In many countries, including the United States, there is a monthly report on international trade in goods and services. The report typically breaks-out exports and imports and further cuts up each of those categories by goods and services. The relatively rapid report time, compared to other economic reports, means these trade reports can give significant insight into economic trends. In the United States the report gets its goods data from actual transactions; therefore, the timing of transactions from month to month can skew numbers. Export figures typically include cost of transportation, while import figures use what is referred to as custom value, or the value that would be declared at customs. Services are measured by a survey of companies and associations. Therefore it would appear that the more services data that show up in trade reports increases, the likelihood that the figures are inaccurate. Given the changes to the global flow of information, international trade in services, almost by definition, will be more digitized may not be as easy to track, and may be done on more of a peer-to-peer basis. It would seem reasonable that a good percentage of this will likely not be captured in reporting figures. On a quarterly basis trade figures are rolled up into a report on the current account balance. This report is much less timely than the monthly trade reports. However, one of the major values in the quarterly reports is that it includes data on the flow of capital. It has an income account for things such as gains in the holdings of foreign stocks as well as loans from country to country and direct government aid flows.
There has been a push by many organizations focused on trade policy to change how trade is measured, at least as a tool for analyzing trade agreements and flows of goods and services. The methodology that is often being championed is known as value-added trade and it can be a valuable tool to understand economic drivers and international interdependency. Understanding these connections has become more critical as global supply chains have become larger and more vital to corporations and economies. However, it is hard for any of the studies to keep up with the dynamism that exists in the modern supply chains.
Value-added trade does demonstrate how complex trade has changed. As an example, in the past a car may have been made in Japan and then shipped and sold to a car dealer in Australia. For illustrative purposes the example will be kept in Australian dollars. If we imagine an Australian auto dealer paid A$10,000 for the car from Japan, that amount showed up in the trade figures between Japan and Australia. However, now that car might get its parts from a thousand different locations due to the global value supply chain. The axles might come from Mexico, a brake system from Singapore, and it all gets assembled in Japan. If all the parts that were imported into Japan cost A$9,000, then after the assembly was completed in Japan it was sold to the Australian car dealer for A$10,000. The Japanese sale of the car to the Australian dealer would be counted as A$1,000 in value-added trade between Japan and Australia. Australia still spends A$10,000 on imports but it only shows A$1,000 of this trade with Japan. This methodology can clearly start to change how countries think about policy, especially on a bilateral basis. It also changes how analysts should think about the revenue truly flowing into Japan. This methodology also illustrates why “net” balance of trade numbers between exports and imports are typically what make headlines and draw comments from politicians. Jason Dedrick of Syracuse University has studied supply chains and in a 2012 presentation he wrote that in the supply chain for a $299 iPod, he estimates that there is $144 of the value that shows up as part of the United States trade deficit with China, but China only adds $5 in to the product.99
The globalization of trade has changed the roadmap for how many lesser developed countries look to gain wealth. At one point the model to advance a country’s economy was to build a deep and diversified industrial base like Germany, Japan, and the United States. This takes enormous time, requires capital flow, and a certain amount of sheer human capital or natural resources to make this practicable. Globalization of business has allowed an economy to try to specialize to capture part of the global supply chain and this can become a realistic route to success in improving the wealth of a country. A nation could focus on manufacturing semi-conductors, circuit boards or car parts. Specialization and dependence on other countries corporations to make end products can cause a country to lose some control over its economy, but this is a decision each nation can make. Over-dependence on a narrow sleeve of business can become a risk, but a reasonable plan should allow for some diversification even in a relatively small economy. Open economies that can be part of global trade generally do better than closed economies, even if they are dependent on a fairly narrow set of businesses. If you think of examples, closed economies such as North Korea or Venezuela, under the policies of Hugo Chavez, have not had a great economic track record.

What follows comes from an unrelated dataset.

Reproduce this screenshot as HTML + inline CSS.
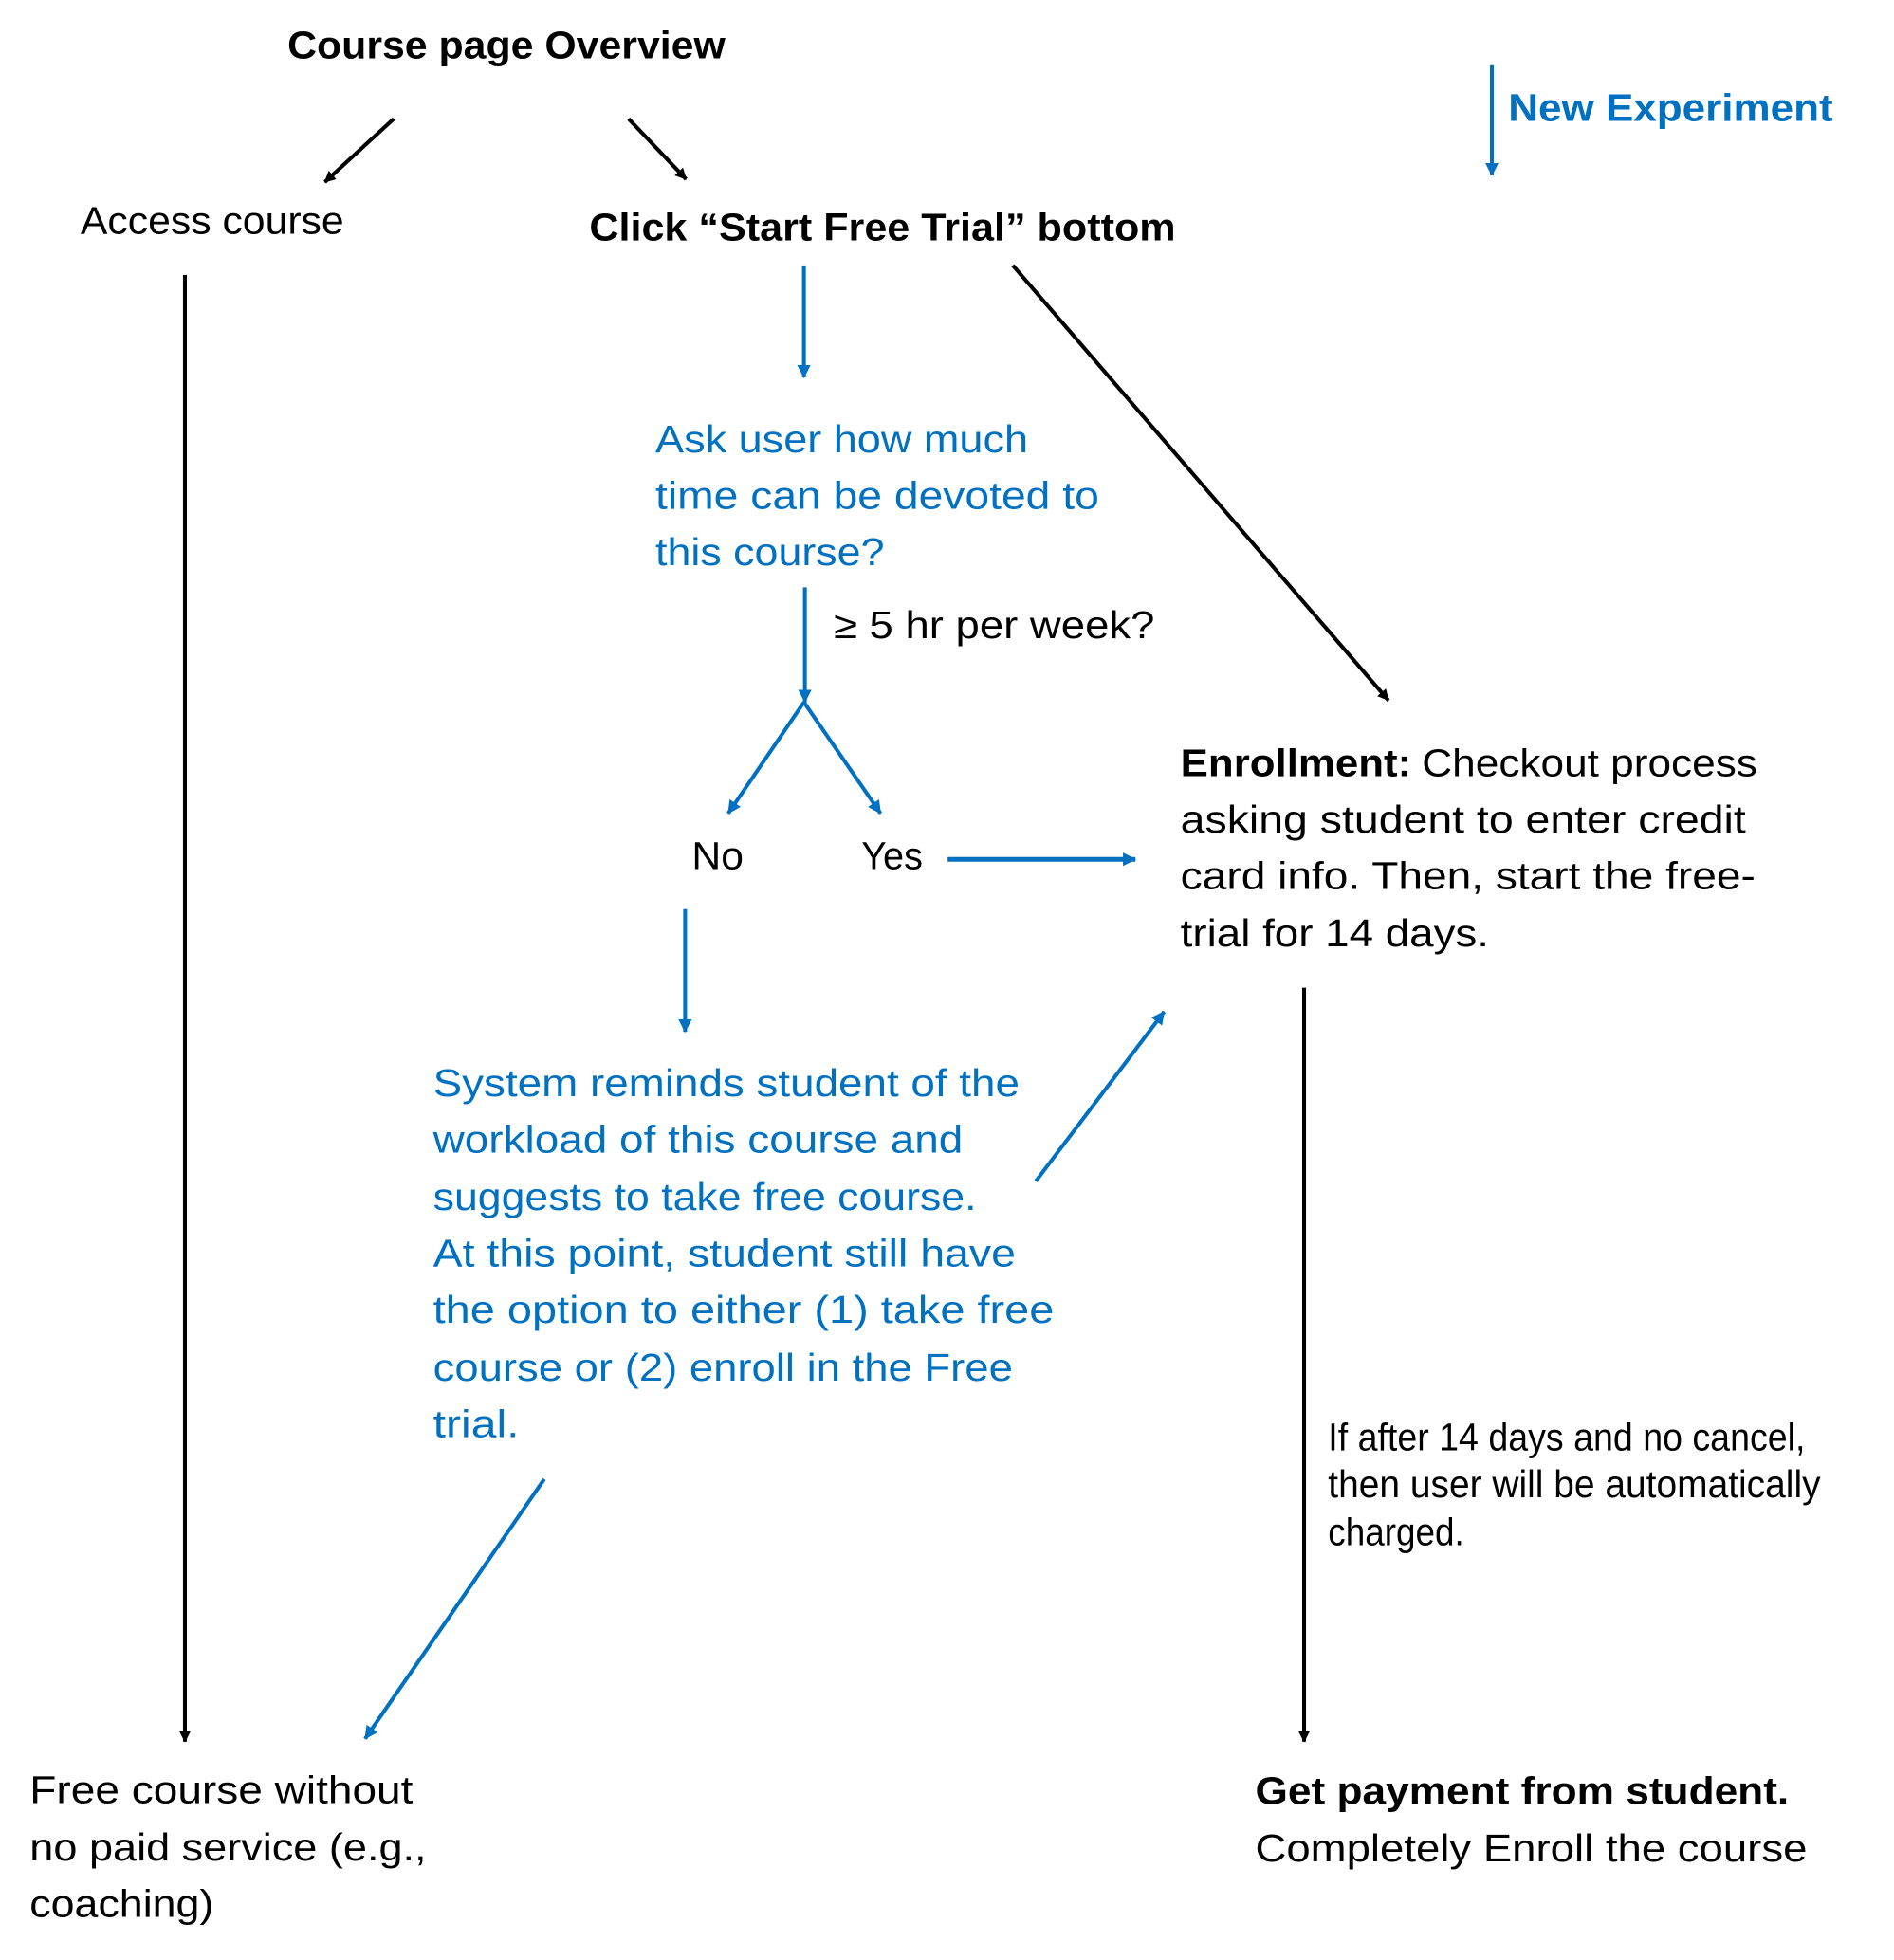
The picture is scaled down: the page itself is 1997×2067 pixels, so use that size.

Globalization changes risk analysis. It can expose even large domestic economies to disruptions that occur in other regions of the world that they may have little control over. If planned and utilized properly, however, global trade can allow for multiple sources and quick reaction time to changes and disruption, which can minimize the impact of natural or geopolitical problems. When bad events do happen globalization can give an economy more optionality in its paths to recovery after a disaster. Concern about trade and control can lead to policy mistakes or a desire of policy makers to limit trade which can cause economic distortions. Utilization of globalized trade impacts the valuations of corporate assets. In many cases design, logistical skills, marketing, and product placement drives more of the value at a corporation than the actual manufacturing process does now. Companies in the middle of the supply chain have less control over demand for their products as they are not interacting or managing the final customers.